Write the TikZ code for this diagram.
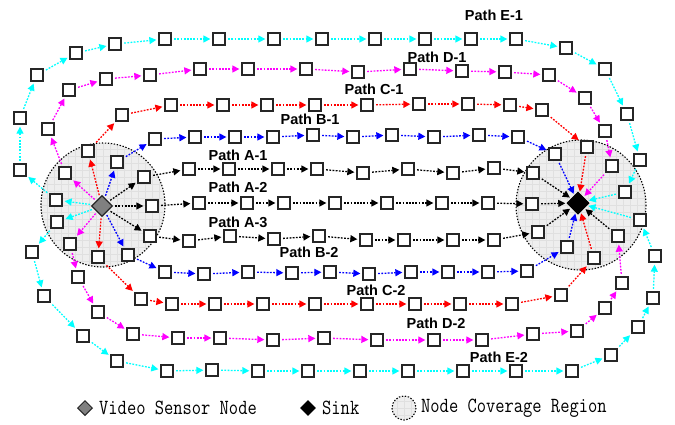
\documentclass[tikz,border=0pt]{standalone}
\usepackage{fontspec}
\usepackage{graphicx}
\usetikzlibrary{arrows.meta,shapes.geometric}
\newfontfamily\lblfont{Liberation Sans}
\definecolor{pcyan}{RGB}{0,255,255}
\definecolor{pmag}{RGB}{255,0,255}
\definecolor{pred}{RGB}{255,0,0}
\definecolor{pblue}{RGB}{0,0,255}
\newcommand\covreg[3]{%
  \begin{scope}
    \clip (#1,#2) circle[radius=#3];
    \fill[gray!13] ({#1-#3},{#2-#3}) rectangle ({#1+#3},{#2+#3});
    \foreach \g in {-10,...,10} {
      \draw[gray!24, line width=0.4pt] ({#1+\g*7},{#2-#3}) -- ({#1+\g*7},{#2+#3});
      \draw[gray!24, line width=0.4pt] ({#1-#3},{#2+\g*7}) -- ({#1+#3},{#2+\g*7});
    }
  \end{scope}
  \draw[black, line width=1.1pt, dash pattern=on 1.4pt off 1.6pt] (#1,#2) circle[radius=#3];
}
% #1 prefix, #2 colour, #3 last index, #4 colour of last arrow, #5 list
\newcommand\chainpath[5]{%
  \foreach \px/\py [count=\k, remember=\k as \kp (initially 0)] in {#5} {
    \node[sq] (#1\k) at (\px,\py) {};
    \ifnum\k>1 \draw[arr,#2] (#1\kp) -- (#1\k); \fi
  }
  \draw[arr,#2] (S) -- (#11);
  \draw[arr,#4] (#1#3) -- (K);
}
\newcommand\tallt[1]{\scalebox{1}[1.2]{#1}}
\begin{document}
\begin{tikzpicture}[x=1pt,y=-1pt,
  sq/.style={draw=black!85, fill=white, line width=1.8pt, minimum size=12.5pt, inner sep=0pt},
  arr/.style={line width=1.3pt, dash pattern=on 1.8pt off 1.4pt,
    -{Triangle[length=7pt,width=7pt]}, shorten >=1.5pt, shorten <=2pt},
  lbl/.style={font=\lblfont\bfseries\fontsize{14.5}{14.5}\selectfont, inner sep=0pt},
  leg/.style={font=\ttfamily\fontsize{18}{18}\selectfont, inner sep=0pt, anchor=west}]
\useasboundingbox (0,0) rectangle (675,424);
\fill[white] (0,0) rectangle (675,424);

\covreg{103}{205}{62}
\covreg{581}{205}{65}

\node[diamond, draw=black!85, fill=gray, line width=1.3pt, minimum size=21pt, inner sep=0pt] (S) at (102,206) {};
\node[diamond, draw=black, fill=black, line width=1pt, minimum size=22pt, inner sep=0pt] (K) at (578,203) {};

\chainpath{ea}{pcyan}{19}{pcyan}{56/200, 20/170, 20/118, 37/75, 76/53, 115/44, 165/39, 219/39, 274/39, 322/39, 375/39, 425/39, 471/39, 516/39, 566/48, 605/69, 627/114, 640/160, 625/192}
\chainpath{da}{pmag}{16}{pmag}{65/173, 48/129, 69/90, 106/79, 150/75, 200/69, 248/69, 306/69, 358/72, 410/69, 462/71, 505/72, 549/75, 585/98, 605/131, 612/166}
\chainpath{ca}{pred}{12}{pred}{88/151, 122/115, 171/105, 223/105, 267/105, 315/105, 367/105, 419/104, 468/104, 510/105, 542/110, 587/147}
\chainpath{ba}{pblue}{12}{pblue}{117/162, 155/139, 195/137, 235/137, 273/137, 313/135, 353/137, 392/135, 434/137, 479/135, 518/137, 555/154}
\chainpath{aa}{black}{10}{black}{144/177, 189/169, 229/169, 278/169, 317/169, 363/173, 408/169, 453/173, 494/168, 533/173}
\chainpath{ab}{black}{9}{black}{152/206, 199/203, 247/203, 284/203, 335/203, 387/203, 442/203, 488/203, 532/204}
\chainpath{ac}{black}{10}{black}{150/236, 189/241, 230/236, 274/239, 319/236, 366/240, 404/240, 453/240, 494/240, 538/232}
\chainpath{bb}{pblue}{12}{pblue}{128/255, 165/272, 204/274, 248/272, 292/273, 330/272, 369/274, 411/272, 448/272, 488/272, 527/271, 567/247}
\chainpath{cb}{pred}{12}{pred}{98/257, 141/299, 172/304, 215/304, 263/304, 315/304, 367/304, 415/304, 460/304, 512/304, 561/295, 594/258}
\chainpath{db}{pmag}{16}{black}{70/244, 78/277, 98/312, 133/334, 178/338, 220/338, 273/340, 324/338, 377/340, 434/340, 482/340, 533/334, 577/331, 605/308, 622/283, 618/236}
\chainpath{eb}{pcyan}{19}{pcyan}{57/222, 32/252, 44/296, 83/336, 117/361, 167/371, 212/370, 258/371, 308/371, 360/371, 408/371, 463/371, 516/371, 572/371, 611/355, 638/327, 653/298, 655/256, 640/220}

\node[lbl] (le1) at (494,15) {Path E-1};
\node[lbl] (ld1) at (437,57) {Path D-1};
\node[lbl] (lc1) at (374,89) {Path C-1};
\node[lbl] (lb1) at (310,119) {Path B-1};
\node[lbl] (la1) at (238,155) {Path A-1};
\node[lbl] (la2) at (238,187) {Path A-2};
\node[lbl] (la3) at (238,222) {Path A-3};
\node[lbl] (lb2) at (309,252) {Path B-2};
\node[lbl] (lc2) at (376,290) {Path C-2};
\node[lbl] (ld2) at (436,323) {Path D-2};
\node[lbl] (le2) at (499,357) {Path E-2};

% legend
\node[diamond, draw=black!85, fill=gray, line width=1pt, minimum size=15pt, inner sep=0pt] (gs) at (85,408) {};
\node[leg] (gst) at (99,408) {\tallt{Video Sensor Node}};
\node[diamond, fill=black, minimum size=16pt, inner sep=0pt] (gk) at (308,408) {};
\node[leg] (gkt) at (322,408) {\tallt{Sink}};
\covreg{404}{408}{12}
\node[leg] (gct) at (421,408) {\tallt{Node Coverage Region}};
\end{tikzpicture}
\end{document}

● Task directions: Except for the pictures, print the data above exactly.

● Result below:
Write the TikZ code for this diagram.
\documentclass[tikz,border=0pt]{standalone}
\usepackage{fontspec}
\usepackage{graphicx}
\usetikzlibrary{arrows.meta,shapes.geometric}
\newfontfamily\lblfont{Liberation Sans}
\definecolor{pcyan}{RGB}{0,255,255}
\definecolor{pmag}{RGB}{255,0,255}
\definecolor{pred}{RGB}{255,0,0}
\definecolor{pblue}{RGB}{0,0,255}
\newcommand\covreg[3]{%
  \begin{scope}
    \clip (#1,#2) circle[radius=#3];
    \fill[gray!13] ({#1-#3},{#2-#3}) rectangle ({#1+#3},{#2+#3});
    \foreach \g in {-10,...,10} {
      \draw[gray!24, line width=0.4pt] ({#1+\g*7},{#2-#3}) -- ({#1+\g*7},{#2+#3});
      \draw[gray!24, line width=0.4pt] ({#1-#3},{#2+\g*7}) -- ({#1+#3},{#2+\g*7});
    }
  \end{scope}
  \draw[black, line width=1.1pt, dash pattern=on 1.4pt off 1.6pt] (#1,#2) circle[radius=#3];
}
% #1 prefix, #2 colour, #3 last index, #4 colour of last arrow, #5 list
\newcommand\chainpath[5]{%
  \foreach \px/\py [count=\k, remember=\k as \kp (initially 0)] in {#5} {
    \node[sq] (#1\k) at (\px,\py) {};
    \ifnum\k>1 \draw[arr,#2] (#1\kp) -- (#1\k); \fi
  }
  \draw[arr,#2] (S) -- (#11);
  \draw[arr,#4] (#1#3) -- (K);
}
\newcommand\tallt[1]{\scalebox{1}[1.2]{#1}}
\begin{document}
\begin{tikzpicture}[x=1pt,y=-1pt,
  sq/.style={draw=black!85, fill=white, line width=1.8pt, minimum size=12.5pt, inner sep=0pt},
  arr/.style={line width=1.3pt, dash pattern=on 1.8pt off 1.4pt,
    -{Triangle[length=7pt,width=7pt]}, shorten >=1.5pt, shorten <=2pt},
  lbl/.style={font=\lblfont\bfseries\fontsize{14.5}{14.5}\selectfont, inner sep=0pt},
  leg/.style={font=\ttfamily\fontsize{18}{18}\selectfont, inner sep=0pt, anchor=west}]
\useasboundingbox (0,0) rectangle (675,424);
\fill[white] (0,0) rectangle (675,424);

\covreg{103}{205}{62}
\covreg{581}{205}{65}

\node[diamond, draw=black!85, fill=gray, line width=1.3pt, minimum size=21pt, inner sep=0pt] (S) at (102,206) {};
\node[diamond, draw=black, fill=black, line width=1pt, minimum size=22pt, inner sep=0pt] (K) at (578,203) {};

\chainpath{ea}{pcyan}{19}{pcyan}{56/200, 20/170, 20/118, 37/75, 76/53, 115/44, 165/39, 219/39, 274/39, 322/39, 375/39, 425/39, 471/39, 516/39, 566/48, 605/69, 627/114, 640/160, 625/192}
\chainpath{da}{pmag}{16}{pmag}{65/173, 48/129, 69/90, 106/79, 150/75, 200/69, 248/69, 306/69, 358/72, 410/69, 462/71, 505/72, 549/75, 585/98, 605/131, 612/166}
\chainpath{ca}{pred}{12}{pred}{88/151, 122/115, 171/105, 223/105, 267/105, 315/105, 367/105, 419/104, 468/104, 510/105, 542/110, 587/147}
\chainpath{ba}{pblue}{12}{pblue}{117/162, 155/139, 195/137, 235/137, 273/137, 313/135, 353/137, 392/135, 434/137, 479/135, 518/137, 555/154}
\chainpath{aa}{black}{10}{black}{144/177, 189/169, 229/169, 278/169, 317/169, 363/173, 408/169, 453/173, 494/168, 533/173}
\chainpath{ab}{black}{9}{black}{152/206, 199/203, 247/203, 284/203, 335/203, 387/203, 442/203, 488/203, 532/204}
\chainpath{ac}{black}{10}{black}{150/236, 189/241, 230/236, 274/239, 319/236, 366/240, 404/240, 453/240, 494/240, 538/232}
\chainpath{bb}{pblue}{12}{pblue}{128/255, 165/272, 204/274, 248/272, 292/273, 330/272, 369/274, 411/272, 448/272, 488/272, 527/271, 567/247}
\chainpath{cb}{pred}{12}{pred}{98/257, 141/299, 172/304, 215/304, 263/304, 315/304, 367/304, 415/304, 460/304, 512/304, 561/295, 594/258}
\chainpath{db}{pmag}{16}{black}{70/244, 78/277, 98/312, 133/334, 178/338, 220/338, 273/340, 324/338, 377/340, 434/340, 482/340, 533/334, 577/331, 605/308, 622/283, 618/236}
\chainpath{eb}{pcyan}{19}{pcyan}{57/222, 32/252, 44/296, 83/336, 117/361, 167/371, 212/370, 258/371, 308/371, 360/371, 408/371, 463/371, 516/371, 572/371, 611/355, 638/327, 653/298, 655/256, 640/220}

\node[lbl] (le1) at (494,15) {Path E-1};
\node[lbl] (ld1) at (437,57) {Path D-1};
\node[lbl] (lc1) at (374,89) {Path C-1};
\node[lbl] (lb1) at (310,119) {Path B-1};
\node[lbl] (la1) at (238,155) {Path A-1};
\node[lbl] (la2) at (238,187) {Path A-2};
\node[lbl] (la3) at (238,222) {Path A-3};
\node[lbl] (lb2) at (309,252) {Path B-2};
\node[lbl] (lc2) at (376,290) {Path C-2};
\node[lbl] (ld2) at (436,323) {Path D-2};
\node[lbl] (le2) at (499,357) {Path E-2};

% legend
\node[diamond, draw=black!85, fill=gray, line width=1pt, minimum size=15pt, inner sep=0pt] (gs) at (85,408) {};
\node[leg] (gst) at (99,408) {\tallt{Video Sensor Node}};
\node[diamond, fill=black, minimum size=16pt, inner sep=0pt] (gk) at (308,408) {};
\node[leg] (gkt) at (322,408) {\tallt{Sink}};
\covreg{404}{408}{12}
\node[leg] (gct) at (421,408) {\tallt{Node Coverage Region}};
\end{tikzpicture}
\end{document}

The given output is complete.